Exercise prompt: Return, exactly as written, every line from the first line of the data below through the line that contains "const captionB = '(b)';".

Dataset extract:
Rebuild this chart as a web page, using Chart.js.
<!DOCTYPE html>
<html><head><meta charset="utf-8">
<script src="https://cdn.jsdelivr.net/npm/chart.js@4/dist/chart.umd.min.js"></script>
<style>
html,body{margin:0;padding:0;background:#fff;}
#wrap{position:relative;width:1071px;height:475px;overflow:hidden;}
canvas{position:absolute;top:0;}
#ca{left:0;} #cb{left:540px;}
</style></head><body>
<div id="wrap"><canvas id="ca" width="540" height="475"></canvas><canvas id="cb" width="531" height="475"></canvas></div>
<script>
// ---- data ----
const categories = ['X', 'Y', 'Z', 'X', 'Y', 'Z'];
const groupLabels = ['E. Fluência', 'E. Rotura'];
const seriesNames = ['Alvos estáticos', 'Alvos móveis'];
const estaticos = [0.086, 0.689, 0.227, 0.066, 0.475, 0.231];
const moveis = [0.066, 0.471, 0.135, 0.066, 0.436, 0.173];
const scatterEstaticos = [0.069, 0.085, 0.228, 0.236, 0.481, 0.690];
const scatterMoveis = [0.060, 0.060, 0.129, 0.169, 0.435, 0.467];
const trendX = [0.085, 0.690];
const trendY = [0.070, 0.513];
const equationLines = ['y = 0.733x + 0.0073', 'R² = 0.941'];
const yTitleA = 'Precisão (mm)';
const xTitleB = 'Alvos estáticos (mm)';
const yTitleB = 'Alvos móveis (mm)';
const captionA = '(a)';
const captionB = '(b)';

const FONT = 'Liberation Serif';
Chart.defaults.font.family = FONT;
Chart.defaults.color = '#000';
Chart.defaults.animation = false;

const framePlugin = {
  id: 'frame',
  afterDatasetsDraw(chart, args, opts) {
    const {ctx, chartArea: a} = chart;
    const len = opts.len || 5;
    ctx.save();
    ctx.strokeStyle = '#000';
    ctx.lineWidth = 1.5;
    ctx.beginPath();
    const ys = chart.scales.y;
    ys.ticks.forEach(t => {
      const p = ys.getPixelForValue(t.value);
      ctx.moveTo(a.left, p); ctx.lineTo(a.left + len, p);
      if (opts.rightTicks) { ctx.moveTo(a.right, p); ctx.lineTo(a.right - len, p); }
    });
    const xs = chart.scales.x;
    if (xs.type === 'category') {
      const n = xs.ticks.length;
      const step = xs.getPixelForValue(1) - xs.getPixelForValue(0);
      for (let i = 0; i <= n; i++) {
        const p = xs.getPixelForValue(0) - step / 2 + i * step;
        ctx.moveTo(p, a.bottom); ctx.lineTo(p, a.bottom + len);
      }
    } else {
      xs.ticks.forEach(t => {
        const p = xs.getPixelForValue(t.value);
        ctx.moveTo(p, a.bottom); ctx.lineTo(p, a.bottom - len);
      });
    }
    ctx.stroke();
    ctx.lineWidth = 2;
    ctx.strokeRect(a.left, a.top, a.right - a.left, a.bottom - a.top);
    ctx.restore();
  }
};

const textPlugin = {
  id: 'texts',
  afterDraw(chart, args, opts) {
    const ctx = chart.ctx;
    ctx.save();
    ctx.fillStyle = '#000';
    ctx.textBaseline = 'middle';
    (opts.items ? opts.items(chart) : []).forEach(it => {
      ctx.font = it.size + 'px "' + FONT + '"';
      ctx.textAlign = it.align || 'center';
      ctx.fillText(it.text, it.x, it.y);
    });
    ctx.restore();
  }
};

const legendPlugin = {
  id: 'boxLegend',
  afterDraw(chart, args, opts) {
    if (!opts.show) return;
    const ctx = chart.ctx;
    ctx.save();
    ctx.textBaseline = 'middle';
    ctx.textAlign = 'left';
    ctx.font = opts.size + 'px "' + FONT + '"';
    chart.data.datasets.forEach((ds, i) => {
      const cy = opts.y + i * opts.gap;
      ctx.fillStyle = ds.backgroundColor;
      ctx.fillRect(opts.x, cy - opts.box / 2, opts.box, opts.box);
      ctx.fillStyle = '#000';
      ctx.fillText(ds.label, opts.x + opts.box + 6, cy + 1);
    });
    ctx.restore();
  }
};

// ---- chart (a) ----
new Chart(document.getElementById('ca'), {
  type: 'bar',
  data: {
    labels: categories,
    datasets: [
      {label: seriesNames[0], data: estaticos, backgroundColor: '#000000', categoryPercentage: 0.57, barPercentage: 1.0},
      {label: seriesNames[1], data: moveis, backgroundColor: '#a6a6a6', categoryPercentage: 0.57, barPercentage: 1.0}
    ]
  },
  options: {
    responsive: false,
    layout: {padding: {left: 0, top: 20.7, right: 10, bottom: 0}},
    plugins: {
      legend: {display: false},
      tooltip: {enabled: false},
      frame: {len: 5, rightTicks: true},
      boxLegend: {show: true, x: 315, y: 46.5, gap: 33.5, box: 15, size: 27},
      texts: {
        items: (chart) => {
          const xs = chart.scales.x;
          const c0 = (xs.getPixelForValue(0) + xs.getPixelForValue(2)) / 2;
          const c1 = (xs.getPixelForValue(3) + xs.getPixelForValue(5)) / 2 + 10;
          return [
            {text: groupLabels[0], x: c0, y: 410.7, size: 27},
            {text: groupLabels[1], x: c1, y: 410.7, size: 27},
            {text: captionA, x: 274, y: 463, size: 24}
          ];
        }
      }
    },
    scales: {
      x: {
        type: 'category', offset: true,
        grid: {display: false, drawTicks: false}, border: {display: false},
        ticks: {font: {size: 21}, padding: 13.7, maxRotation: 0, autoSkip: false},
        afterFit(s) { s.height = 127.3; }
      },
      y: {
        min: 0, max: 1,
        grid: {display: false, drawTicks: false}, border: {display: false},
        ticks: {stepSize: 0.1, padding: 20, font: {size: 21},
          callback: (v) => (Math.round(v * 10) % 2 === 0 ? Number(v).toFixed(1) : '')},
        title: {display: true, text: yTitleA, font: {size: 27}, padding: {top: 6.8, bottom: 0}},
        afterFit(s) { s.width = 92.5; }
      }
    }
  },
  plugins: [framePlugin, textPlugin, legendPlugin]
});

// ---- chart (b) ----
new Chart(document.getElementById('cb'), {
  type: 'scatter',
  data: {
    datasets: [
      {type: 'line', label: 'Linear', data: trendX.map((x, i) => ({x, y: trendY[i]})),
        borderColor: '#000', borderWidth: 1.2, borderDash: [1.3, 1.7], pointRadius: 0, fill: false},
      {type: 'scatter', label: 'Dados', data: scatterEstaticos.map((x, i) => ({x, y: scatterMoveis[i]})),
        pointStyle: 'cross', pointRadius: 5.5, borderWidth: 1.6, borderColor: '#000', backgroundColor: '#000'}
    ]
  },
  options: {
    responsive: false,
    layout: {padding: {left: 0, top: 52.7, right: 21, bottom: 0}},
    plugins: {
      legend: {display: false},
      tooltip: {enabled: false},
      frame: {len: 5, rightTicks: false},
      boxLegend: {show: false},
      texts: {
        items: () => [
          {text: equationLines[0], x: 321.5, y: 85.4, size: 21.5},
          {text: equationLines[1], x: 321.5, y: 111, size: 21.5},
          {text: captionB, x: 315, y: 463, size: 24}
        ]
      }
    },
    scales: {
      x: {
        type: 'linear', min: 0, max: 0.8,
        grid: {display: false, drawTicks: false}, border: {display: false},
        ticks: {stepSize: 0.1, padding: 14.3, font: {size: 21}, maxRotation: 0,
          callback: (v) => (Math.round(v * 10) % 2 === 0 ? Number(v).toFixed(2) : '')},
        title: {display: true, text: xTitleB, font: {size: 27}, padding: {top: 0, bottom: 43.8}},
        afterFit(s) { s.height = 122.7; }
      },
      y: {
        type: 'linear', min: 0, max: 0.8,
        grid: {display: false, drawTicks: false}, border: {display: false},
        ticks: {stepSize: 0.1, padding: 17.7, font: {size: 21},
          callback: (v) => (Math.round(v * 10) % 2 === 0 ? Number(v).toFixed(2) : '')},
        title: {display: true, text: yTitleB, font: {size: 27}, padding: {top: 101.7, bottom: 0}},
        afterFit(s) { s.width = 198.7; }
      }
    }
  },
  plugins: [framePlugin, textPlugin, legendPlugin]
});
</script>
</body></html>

The output:
Rebuild this chart as a web page, using Chart.js.
<!DOCTYPE html>
<html><head><meta charset="utf-8">
<script src="https://cdn.jsdelivr.net/npm/chart.js@4/dist/chart.umd.min.js"></script>
<style>
html,body{margin:0;padding:0;background:#fff;}
#wrap{position:relative;width:1071px;height:475px;overflow:hidden;}
canvas{position:absolute;top:0;}
#ca{left:0;} #cb{left:540px;}
</style></head><body>
<div id="wrap"><canvas id="ca" width="540" height="475"></canvas><canvas id="cb" width="531" height="475"></canvas></div>
<script>
// ---- data ----
const categories = ['X', 'Y', 'Z', 'X', 'Y', 'Z'];
const groupLabels = ['E. Fluência', 'E. Rotura'];
const seriesNames = ['Alvos estáticos', 'Alvos móveis'];
const estaticos = [0.086, 0.689, 0.227, 0.066, 0.475, 0.231];
const moveis = [0.066, 0.471, 0.135, 0.066, 0.436, 0.173];
const scatterEstaticos = [0.069, 0.085, 0.228, 0.236, 0.481, 0.690];
const scatterMoveis = [0.060, 0.060, 0.129, 0.169, 0.435, 0.467];
const trendX = [0.085, 0.690];
const trendY = [0.070, 0.513];
const equationLines = ['y = 0.733x + 0.0073', 'R² = 0.941'];
const yTitleA = 'Precisão (mm)';
const xTitleB = 'Alvos estáticos (mm)';
const yTitleB = 'Alvos móveis (mm)';
const captionA = '(a)';
const captionB = '(b)';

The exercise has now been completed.